How to Reduce the Cost of Your Grocery Bill
Groceries are one of those things that can add up to a big bill really fast. Use these tips to cut your spending and make sure you keep your pantry stocked, even on a tight budget.
Buy generic. Store-brand and “off-brand” foods can save you a lot of money, and are often just as good as the pricier name brands. If you’re not sure how something will taste, buy one new generic each time you shop, so you can learn which ones are good, and which ones are just cheap.
Use coupons. Check your local paper for coupons, and go online to manufactured websites to find coupons that will save you money on the name brand items you buy. Some stores will also put out double coupons, that will increase the savings on these name brand products.
Look for sales. Keep your eyes peeled for sales in your local stores. If you can, wait to buy certain foods until they are on sale, so you can get the best price.
Try different stores. You may have a favorite place to shop, but if there is another store with equal quality and lower prices, it could be worth switching stores. You may also decide to shop at more than one place. For example, if Store B has better produce at better prices than Store A, do most of your shopping with A, and grab your produce at B.

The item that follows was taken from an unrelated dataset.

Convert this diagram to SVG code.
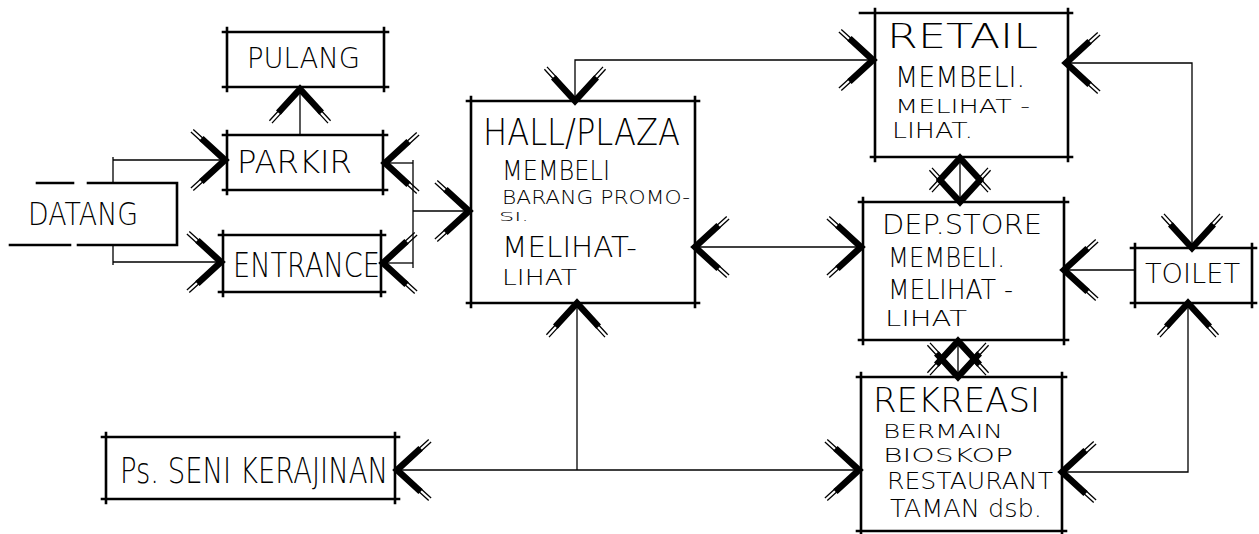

Make a list. Having a grocery list written up before you shop will help keep you from buying impulse items, or buying things you already have at home. You can make your grocery list better by having a meal list. Think about what meals you want to make, and write down the ingredients. Try to come up with meals that can share ingredients so you save money.
Shop once a month. If you can, do one big shopping trip a month instead of several small ones. It reduces impulse buys, saves gas, and saves money.
Buy in bulk. If there are foods you eat often, try buying bulk sizes to get a lower per-unit price.
Never shop hungry. If you eat before you go out shopping, you’re less likely to buy impulse items, and quick foods that appeal to your growling belly.
Plan home-made meals. You can save a lot of money by cooking real meals and freezing leftovers for later. It also gives you more control over what goes into your food and your body.